Urge the other four parties--South Korea, Japan, China, and Russia--to convene the next round of the six-party talks in March. If North Korea does not attend, the remaining five parties should issue a statement declaring that North Korea is responsible for the impasse and proposing concrete next-step actions. These actions should include expanding the focus of diplomatic efforts from regional to international. Specifically, the U.S. should urge countries that currently have diplomatic ties with North Korea--including some European Union countries, Australia, and Canada--to sign a resolution condemning North Korea's nuclear weapons program as a dangerous and destabilizing activity and to suspend their diplomatic ties with Pyongyang until it agrees to return to the negotiation table. (Resume the Six-Party Talks - Even If North Korea Walks
この提言と呼応しているかどうか定かではないが、ASEANEUは共同で北朝鮮の6カ国協議への復帰を要求する議長声明を発表した。
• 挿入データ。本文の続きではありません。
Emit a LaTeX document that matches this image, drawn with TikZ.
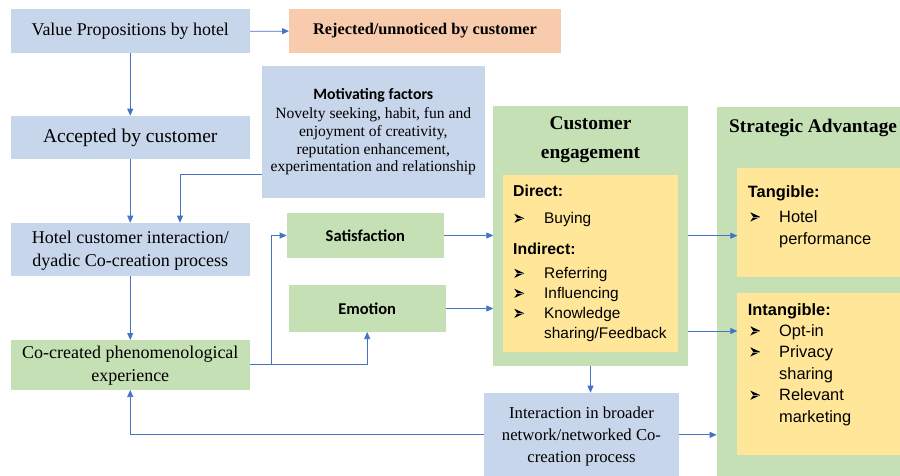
\documentclass[tikz,border=0pt]{standalone}
\usepackage{fontspec}
\usetikzlibrary{arrows.meta}
\newfontfamily\fTimes{Liberation Serif}
\newfontfamily\fArial{Liberation Sans}
\newfontfamily\fCalibri{Carlito}
\definecolor{boxblue}{HTML}{C8D6EC}
\definecolor{boxgreen}{HTML}{C5E0B4}
\definecolor{boxyellow}{HTML}{FFE699}
\definecolor{boxpeach}{HTML}{F8CBAD}
\definecolor{linkblue}{HTML}{4472C4}
\tikzset{
  panel/.style={fill=#1, draw=none, inner sep=0pt, outer sep=0pt},
  arr/.style={draw=linkblue, line width=0.75pt, -{Triangle[length=7pt,width=6pt]}},
  serifbig/.style={font=\fTimes\fontsize{18}{23}\selectfont, align=center},
  listtxt/.style={anchor=base west, inner sep=0pt, font=\fArial\fontsize{15.4}{20}\selectfont},
  listhead/.style={anchor=base west, inner sep=0pt, font=\fArial\bfseries\fontsize{15.8}{20}\selectfont},
  rlisttxt/.style={anchor=base west, inner sep=0pt, font=\fArial\fontsize{16.4}{21}\selectfont},
  rlisthead/.style={anchor=base west, inner sep=0pt, font=\fArial\bfseries\fontsize{16.4}{21}\selectfont},
  % arrowhead list marker, drawn from its left middle point
  listarrow/.pic={
    \fill[black] (0,-4.6) -- (10,0) -- (0,4.6) -- (3,0) -- cycle;
    \draw[white!55!black, line width=0.5pt] (3,0) -- (9,0);
  },
}
\begin{document}
\begin{tikzpicture}[x=1pt, y=-1pt]
\useasboundingbox (0,0) rectangle (900,475);

% ---- boxes ----
\node[panel=boxblue, minimum width=239.5pt, minimum height=44pt] (val) at (130.25,31.3) {};
\node[font=\fTimes\fontsize{17.9}{22}\selectfont] (valt) at (val) {Value Propositions by hotel};

\node[panel=boxpeach, minimum width=272pt, minimum height=43.4pt] (rej) at (425,31) {};
\node[font=\fTimes\bfseries\fontsize{16.3}{20}\selectfont] (rejt) at (rej) {Rejected/unnoticed by customer};

\node[panel=boxblue, minimum width=239.5pt, minimum height=43.6pt] (acc) at (130.25,137.5) {};
\node[font=\fTimes\fontsize{19.5}{24}\selectfont] (acct) at (acc) {Accepted by customer};

\node[panel=boxblue, minimum width=223.5pt, minimum height=132.3pt] (mot) at (373.25,132.15) {};
\node[align=center, font=\fTimes\fontsize{15.6}{17.6}\selectfont] (mott) at (373.25,131.5)
  {{\fCalibri\bfseries\fontsize{15.8}{17.6}\selectfont Motivating factors}\\[2.2pt]
   Novelty seeking, habit, fun and\\
   enjoyment of creativity,\\
   reputation enhancement,\\
   experimentation and relationship};

\node[panel=boxblue, minimum width=239.5pt, minimum height=53.3pt] (hci) at (130.25,249.35) {};
\node[serifbig] (hcit) at (130.25,250.5) {Hotel customer interaction/\\dyadic Co-creation process};

\node[panel=boxgreen, minimum width=239.5pt, minimum height=50pt] (ccp) at (130.25,365) {};
\node[serifbig] (ccpt) at (130.25,365.3) {Co-created phenomenological\\experience};

\node[panel=boxgreen, minimum width=157.3pt, minimum height=45pt] (sat) at (365.35,235.5) {};
\node[font=\fCalibri\bfseries\fontsize{16.5}{20}\selectfont] (satt) at (sat) {Satisfaction};

\node[panel=boxgreen, minimum width=157pt, minimum height=47pt] (emo) at (367.2,308.5) {};
\node[font=\fCalibri\bfseries\fontsize{16.5}{20}\selectfont] (emot) at (emo) {Emotion};

% customer engagement
\node[panel=boxgreen, minimum width=194.4pt, minimum height=259.7pt] (ce) at (590.5,235.85) {};
\node[align=center, font=\fTimes\bfseries\fontsize{19.4}{29}\selectfont] (cet) at (590.5,139.3) {Customer\\engagement};
\node[panel=boxyellow, minimum width=175.6pt, minimum height=177.3pt] (cey) at (590.5,263.65) {};
\node[listhead] (dir) at (513,196.5) {Direct:};
\pic at (514.3,218.3) {listarrow};
\node[listtxt] (buy) at (544,223.5) {Buying};
\node[listhead] (ind) at (513,254.8) {Indirect:};
\pic at (514.3,273.3) {listarrow};
\node[listtxt] (ref) at (544,278.8) {Referring};
\pic at (514.3,293.3) {listarrow};
\node[listtxt] (inf) at (544,298.8) {Influencing};
\pic at (514.3,313.3) {listarrow};
\node[listtxt] (knw) at (544,318.8) {Knowledge};
\node[listtxt] (shf) at (544,338.8) {sharing/Feedback};

% broader network interaction
\node[panel=boxblue, minimum width=195pt, minimum height=84.3pt] (ibn) at (581.5,434.85) {};
\node[align=center, font=\fTimes\fontsize{16.7}{22}\selectfont] (ibnt) at (581.5,436.3)
  {Interaction in broader\\network/networked Co-\\creation process};

% strategic advantage
\node[panel=boxgreen, minimum width=193.3pt, minimum height=373.3pt] (sa) at (813.35,293.35) {};
\node[font=\fTimes\bfseries\fontsize{19.3}{24}\selectfont, anchor=west, inner sep=0pt] (sat2) at (729,128) {Strategic Advantage};
\node[panel=boxyellow, minimum width=172.7pt, minimum height=108.4pt] (tan) at (823.65,222.5) {};
\node[rlisthead] (tant) at (747.7,197.6) {Tangible:};
\pic at (750.3,216.9) {listarrow};
\node[rlisttxt] (hot) at (779,222.6) {Hotel};
\node[rlisttxt] (perf) at (779,244.2) {performance};
\node[panel=boxyellow, minimum width=172.7pt, minimum height=162.3pt] (intan) at (823.65,373.85) {};
\node[rlisthead] (intt) at (747.7,315.2) {Intangible:};
\pic at (750.3,330.9) {listarrow};
\node[rlisttxt] (opt) at (779,336.6) {Opt-in};
\pic at (750.3,351.9) {listarrow};
\node[rlisttxt] (pri) at (779,357.6) {Privacy};
\node[rlisttxt] (shr) at (779,379.9) {sharing};
\pic at (750.3,395.2) {listarrow};
\node[rlisttxt] (rel) at (779,400.9) {Relevant};
\node[rlisttxt] (mkt) at (779,422.6) {marketing};

% ---- connectors ----
\coordinate (mj) at (180,174);
\coordinate (sj) at (271.7,364.3);
\coordinate (tj) at (700,235.7);
\coordinate (ij) at (700,331);

\draw[arr] (val) -- (rej);
\draw[arr] (val) -- (acc);
\draw[arr] (acc) -- (hci);
\draw[arr] (mot.west |- mj) -| (mj |- hci.north);
\draw[arr] (hci) -- (ccp);
\draw[arr] (ccp.east |- sj) -- (sj) |- (sat.west);
\draw[arr] (ccp.east |- sj) -| (emo.south);
\draw[arr] (sat.east) -- (sat.east -| ce.west);
\draw[arr] (emo.east) -- (emo.east -| ce.west);
\draw[arr] (ce.east |- tj) -- (tan.west |- tj);
\draw[arr] (ce.east |- ij) -- (intan.west |- ij);
\draw[arr] (ce.south) -- (ce.south |- ibn.north);
\draw[arr] (ibn.west) -| (ccp.south);
\draw[arr] (ibn.east) -- (ibn.east -| sa.west);
\end{tikzpicture}
\end{document}
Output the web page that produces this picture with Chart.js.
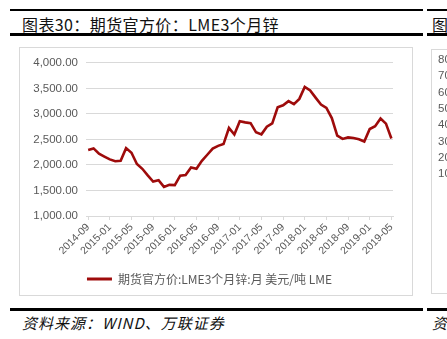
<!DOCTYPE html>
<html>
<head>
<meta charset="utf-8">
<script src="https://cdn.jsdelivr.net/npm/chart.js@4.4.1/dist/chart.umd.min.js"></script>
<style>
  html, body { margin: 0; padding: 0; background: #fff; }
  body { width: 447px; height: 339px; position: relative; overflow: hidden; font-family: "Noto Sans CJK SC", sans-serif; }
  .rule { position: absolute; height: 2px; background: #000; }
  .title { position: absolute; top: 12px; font-size: 16px; color: #111; letter-spacing: 0.4px; white-space: nowrap; }
  .source { position: absolute; top: 312px; font-size: 15px; font-style: italic; color: #111; letter-spacing: 1px; white-space: nowrap; }
  .box { position: absolute; border: 1px solid #d9d9d9; overflow: hidden; }
</style>
</head>
<body>
  <div class="rule" style="left:10px; width:413px; top:9px;"></div>
  <div class="rule" style="left:427px; width:20px; top:9px;"></div>
  <div class="rule" style="left:10px; width:413px; top:33px; height:3px;"></div>
  <div class="rule" style="left:427px; width:20px; top:33px; height:3px;"></div>
  <div class="title" style="left:22px;">图表30：期货官方价：LME3个月锌</div>
  <div class="title" style="left:432px;">图</div>

  <div class="box" style="left:19px; top:47px; width:392px; height:247px;">
    <canvas id="zincChart" width="392" height="247"></canvas>
  </div>
  <div class="box" style="left:431px; top:49px; width:40px; height:243px;">
    <canvas id="nextChart" width="300" height="243"></canvas>
  </div>

  <div class="rule" style="left:10px; width:413px; top:308px; height:3px;"></div>
  <div class="rule" style="left:427px; width:20px; top:308px; height:3px;"></div>
  <div class="source" style="left:22px;">资料来源：WIND、万联证券</div>
  <div class="source" style="left:432px;">资</div>

<script>
// LME 3-month zinc, monthly, USD/t
const months = [
  "2014-09", "2014-10", "2014-11", "2014-12",
  "2015-01", "2015-02", "2015-03", "2015-04", "2015-05", "2015-06", "2015-07", "2015-08", "2015-09", "2015-10", "2015-11", "2015-12",
  "2016-01", "2016-02", "2016-03", "2016-04", "2016-05", "2016-06", "2016-07", "2016-08", "2016-09", "2016-10", "2016-11", "2016-12",
  "2017-01", "2017-02", "2017-03", "2017-04", "2017-05", "2017-06", "2017-07", "2017-08", "2017-09", "2017-10", "2017-11", "2017-12",
  "2018-01", "2018-02", "2018-03", "2018-04", "2018-05", "2018-06", "2018-07", "2018-08", "2018-09", "2018-10", "2018-11", "2018-12",
  "2019-01", "2019-02", "2019-03", "2019-04", "2019-05"
];
const zincPrice = [
  2292, 2324, 2220, 2165,
  2110, 2072, 2082, 2330, 2240, 2020, 1925, 1795, 1675, 1700, 1570, 1610,
  1605, 1790, 1805, 1950, 1925, 2080, 2200, 2320, 2375, 2410, 2725, 2595,
  2855, 2835, 2820, 2640, 2600, 2750, 2815, 3130, 3170, 3250, 3190, 3295,
  3530, 3460, 3320, 3185, 3120, 2920, 2575, 2510, 2540, 2528, 2505, 2460,
  2705, 2760, 2910, 2810, 2520
];
// a label every four months
const tickMonths = [0, 4, 8, 12, 16, 20, 24, 28, 32, 36, 40, 44, 48, 52, 56];
const seriesName = "期货官方价:LME3个月锌:月 美元/吨 LME";

const lineColor = "#9e0b0b";
const gridColor = "#d9d9d9";
const labelColor = "#595959";

const ctx = document.getElementById("zincChart").getContext("2d");
new Chart(ctx, {
  type: "line",
  data: {
    datasets: [
      {
        label: seriesName,
        data: zincPrice.map((v, i) => ({ x: i, y: v })),
        borderColor: lineColor,
        backgroundColor: lineColor,
        borderWidth: 2.6,
        pointRadius: 0,
        tension: 0,
      },
    ],
  },
  options: {
    responsive: false,
    animation: false,
    layout: { padding: { left: 6, right: 19, top: 14, bottom: 0 } },
    scales: {
      x: {
        type: "linear",
        min: -0.4,
        max: 56.3,
        afterBuildTicks: (scale) => {
          scale.ticks = tickMonths.map((v) => ({ value: v }));
        },
        afterFit: (scale) => {
          scale.height = 51;
        },
        grid: { drawOnChartArea: false, color: gridColor, tickLength: 4 },
        border: { color: gridColor },
        ticks: {
          color: labelColor,
          font: { family: "Liberation Sans", size: 10.5 },
          maxRotation: 45,
          minRotation: 45,
          padding: 1,
          autoSkip: false,
          callback: (v) => months[v],
        },
      },
      y: {
        min: 1000,
        max: 4000,
        afterFit: (scale) => {
          scale.width = 60;
        },
        grid: { color: gridColor, drawTicks: false, lineWidth: 1 },
        border: { display: false },
        ticks: {
          stepSize: 500,
          color: labelColor,
          padding: 8,
          font: { family: "Liberation Sans", size: 11.5 },
          callback: (v) => v.toLocaleString("en-US", { minimumFractionDigits: 2, maximumFractionDigits: 2 }),
        },
      },
    },
    plugins: {
      legend: {
        position: "bottom",
        labels: {
          boxWidth: 25,
          boxHeight: 3,
          padding: 6,
          color: labelColor,
          font: { family: "Noto Sans CJK SC", size: 12 },
          // flat swatch, no outline around it
          generateLabels: (chart) =>
            Chart.defaults.plugins.legend.labels.generateLabels(chart).map((item) => ({ ...item, lineWidth: 0 })),
        },
      },
      tooltip: { enabled: false },
    },
  },
});

// neighbouring panel, cut off at the page edge
const nextCtx = document.getElementById("nextChart").getContext("2d");
new Chart(nextCtx, {
  type: "line",
  data: { labels: [], datasets: [] },
  options: {
    responsive: false,
    animation: false,
    layout: { padding: { left: 6, top: 0, bottom: 119 } },
    scales: {
      x: { display: false },
      y: {
        min: 10,
        max: 80,
        grid: { display: false },
        border: { display: false },
        ticks: {
          stepSize: 10,
          autoSkip: false,
          color: labelColor,
          crossAlign: "far",
          font: { family: "Liberation Sans", size: 11.5 },
        },
      },
    },
    plugins: { legend: { display: false }, tooltip: { enabled: false } },
  },
});
</script>
</body>
</html>
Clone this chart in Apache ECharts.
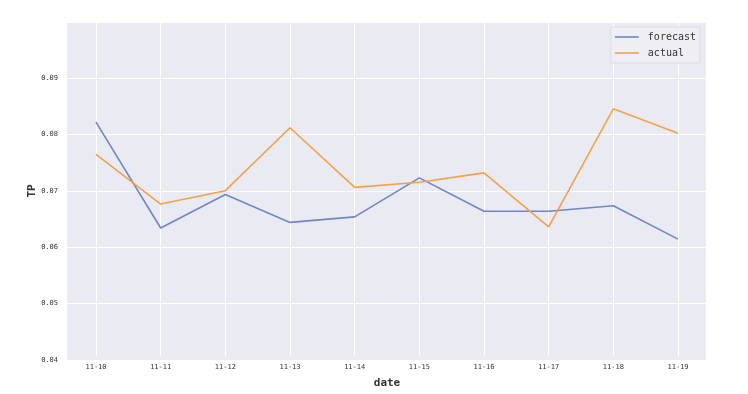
<!DOCTYPE html>
<html>
<head>
<meta charset="utf-8">
<script src="https://cdn.jsdelivr.net/npm/echarts@6/dist/echarts.min.js"></script>
<style>html,body{margin:0;padding:0;background:#fff}#c{width:748px;height:394px}</style>
</head>
<body>
<div id="c"></div>
<script>
const dates = ['11-10','11-11','11-12','11-13','11-14','11-15','11-16','11-17','11-18','11-19'];
const forecast = [0.082,0.063,0.069,0.064,0.065,0.072,0.066,0.066,0.067,0.061];
const actual = [0.0762,0.0673,0.0697,0.0810,0.0703,0.0712,0.0729,0.0632,0.0844,0.0800];
const yTicks = {min:0.04, max:0.1, step:0.01};

const mono = 'DejaVu Sans Mono';
const chart = echarts.init(document.getElementById('c'), null, {renderer:'canvas'});
chart.setOption({
  animation:false,
  backgroundColor:'#ffffff',
  grid:[
    {left:67, right:42, top:22, bottom:34, show:true, backgroundColor:'#eaeaf2', borderWidth:0, z:-1},
    {left:96, right:70, top:22, bottom:34, show:false}
  ],
  xAxis:[
    {gridIndex:0, type:'value', min:0, max:1, show:false},
    {gridIndex:1, type:'category', data:dates, boundaryGap:false,
     name:'date', nameLocation:'middle', nameGap:22, nameMoveOverlap:false,
     nameTextStyle:{fontFamily:mono, fontSize:11, color:'#333', fontWeight:'bold'},
     axisLine:{show:false}, axisTick:{show:false},
     axisLabel:{fontFamily:mono, fontSize:7, color:'#333', margin:8},
     splitLine:{show:true, lineStyle:{color:'#ffffff', width:1}}}
  ],
  yAxis:[
    {gridIndex:0, type:'value', min:yTicks.min, max:yTicks.max, interval:yTicks.step,
     name:'TP', nameLocation:'middle', nameGap:29, nameMoveOverlap:false,
     nameTextStyle:{fontFamily:mono, fontSize:11, color:'#333', fontWeight:'bold'},
     axisLine:{show:false}, axisTick:{show:false},
     axisLabel:{fontFamily:mono, fontSize:7, color:'#333', margin:9, showMaxLabel:false,
       formatter:v=>v.toFixed(2)},
     splitLine:{show:true, lineStyle:{color:'#ffffff', width:1}}},
    {gridIndex:1, type:'value', min:yTicks.min, max:yTicks.max, show:false}
  ],
  legend:{
    right:48, top:27, orient:'vertical',
    backgroundColor:'rgba(238,238,244,0.9)', borderColor:'#dcdce4', borderWidth:1, borderRadius:2,
    padding:[5,4,5,4], itemGap:6, itemWidth:24, itemHeight:1.6, icon:'rect',
    textStyle:{fontFamily:mono, fontSize:10, color:'#333', padding:[0,0,0,4]},
    data:['forecast','actual']
  },
  series:[
    {name:'forecast', type:'line', xAxisIndex:1, yAxisIndex:1, data:forecast, symbol:'none',
     lineStyle:{color:'#6f87c6', width:1.6}, itemStyle:{color:'#6f87c6'}},
    {name:'actual', type:'line', xAxisIndex:1, yAxisIndex:1, data:actual, symbol:'none',
     lineStyle:{color:'#f4a04c', width:1.6}, itemStyle:{color:'#f4a04c'}}
  ]
});
</script>
</body>
</html>
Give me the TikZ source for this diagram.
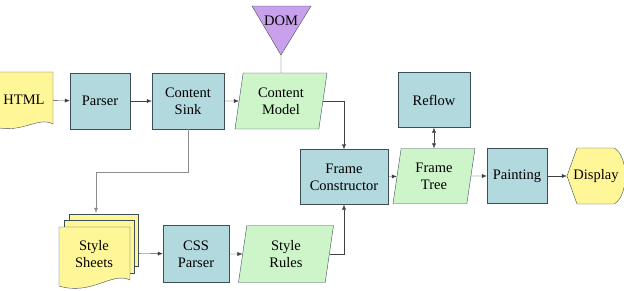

東南アジア諸国連合ASEAN)と欧州連合EU)の閣僚会議が10日、ジャカルタで開催され、北朝鮮に6カ国協議復帰を要求する議長声明を発表して閉幕した。両者は会議で、テロや国境を越えた犯罪への対策で一層の関係強化を図ることで合意した。(2005年3月10日 時事)
また、北朝鮮のお膝元でも平壌に駐在する外交団が金正日総書記の誕生パーティへの参加を取りやめることを表明していたらしい。
北朝鮮が外務省声明で核兵器保有や6カ国協議の「無期限中断」を表明した2月10日直後、欧州中心の数カ国の平壌駐在外交団が北朝鮮の姿勢に不快感を抱き、抗議の意思表示として、外交団や国連機関を招いた金正日総書記の誕生祝賀会への出席を当初「見送る」と表明していたことが10日分かった。中朝関係に詳しい外交筋が明らかにした。(2005年3月10日 共同)
そして北朝鮮の親玉中国も匙を投げつつあるようだ。国連安保理の場で北朝鮮への経済制裁が提出されても反対しないそうだ。匙を投げつつあるというよりは、6カ国協議のホスト国としての面子を北朝鮮につぶされた意趣返しの面もあるのかもしれない。北朝鮮がどうなろうとも自業自得だとでも思っているのだろう。
中国政府のシンクタンク、現代国際関係研究院日本研究所の馬俊威副所長は10日、都内の日本国際問題研究所で講演し、北朝鮮の核問題が将来、国連安保理に付託され、経済制裁決議案が提出されても、中国が拒否権を行使して反対に回ることはないとの見通しを示した。(2005年3月10日 時事)
そんなこんなで、北朝鮮に対する圧力の輪は広がりつつある。国連安保理への付託まではもう一息といったところか。こうして圧力をかけているうちに北朝鮮が核の放棄を決断するとか、金王朝が崩壊したりするのが望ましい結末なのだが、そう一筋縄では行かないだろう。なぜかといえば、北朝鮮軍はまだ金正日の掌握下にありそうだからだ。北朝鮮軍周りでもう少し情報が漏れてくれば状況が変わるかもしれないが、もう少し時間がかかりそう。